Reproduce the listing word for word. Skip any image.
[BEGIN INFORMATION PROVIDED]
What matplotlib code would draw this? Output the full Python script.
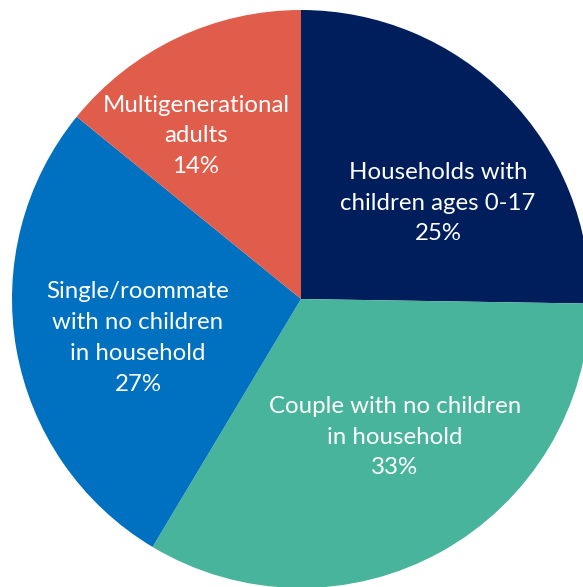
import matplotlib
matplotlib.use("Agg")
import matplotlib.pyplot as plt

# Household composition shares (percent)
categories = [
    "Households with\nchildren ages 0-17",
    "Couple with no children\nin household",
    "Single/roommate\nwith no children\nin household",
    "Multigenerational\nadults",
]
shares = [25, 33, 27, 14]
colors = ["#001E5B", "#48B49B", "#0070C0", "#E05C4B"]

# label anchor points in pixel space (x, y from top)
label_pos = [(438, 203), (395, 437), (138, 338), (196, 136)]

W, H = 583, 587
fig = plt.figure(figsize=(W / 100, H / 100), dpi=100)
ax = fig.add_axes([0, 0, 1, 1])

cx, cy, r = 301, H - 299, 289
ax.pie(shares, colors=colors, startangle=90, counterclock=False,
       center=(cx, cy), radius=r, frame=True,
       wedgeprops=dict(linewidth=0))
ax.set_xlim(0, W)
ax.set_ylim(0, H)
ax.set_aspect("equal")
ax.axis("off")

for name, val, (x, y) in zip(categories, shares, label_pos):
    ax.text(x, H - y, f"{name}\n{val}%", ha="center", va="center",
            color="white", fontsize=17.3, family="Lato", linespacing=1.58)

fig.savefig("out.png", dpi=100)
[END INFORMATION PROVIDED]
• RESPONSE TO THE EXERCISE:
What matplotlib code would draw this? Output the full Python script.
import matplotlib
matplotlib.use("Agg")
import matplotlib.pyplot as plt

# Household composition shares (percent)
categories = [
    "Households with\nchildren ages 0-17",
    "Couple with no children\nin household",
    "Single/roommate\nwith no children\nin household",
    "Multigenerational\nadults",
]
shares = [25, 33, 27, 14]
colors = ["#001E5B", "#48B49B", "#0070C0", "#E05C4B"]

# label anchor points in pixel space (x, y from top)
label_pos = [(438, 203), (395, 437), (138, 338), (196, 136)]

W, H = 583, 587
fig = plt.figure(figsize=(W / 100, H / 100), dpi=100)
ax = fig.add_axes([0, 0, 1, 1])

cx, cy, r = 301, H - 299, 289
ax.pie(shares, colors=colors, startangle=90, counterclock=False,
       center=(cx, cy), radius=r, frame=True,
       wedgeprops=dict(linewidth=0))
ax.set_xlim(0, W)
ax.set_ylim(0, H)
ax.set_aspect("equal")
ax.axis("off")

for name, val, (x, y) in zip(categories, shares, label_pos):
    ax.text(x, H - y, f"{name}\n{val}%", ha="center", va="center",
            color="white", fontsize=17.3, family="Lato", linespacing=1.58)

fig.savefig("out.png", dpi=100)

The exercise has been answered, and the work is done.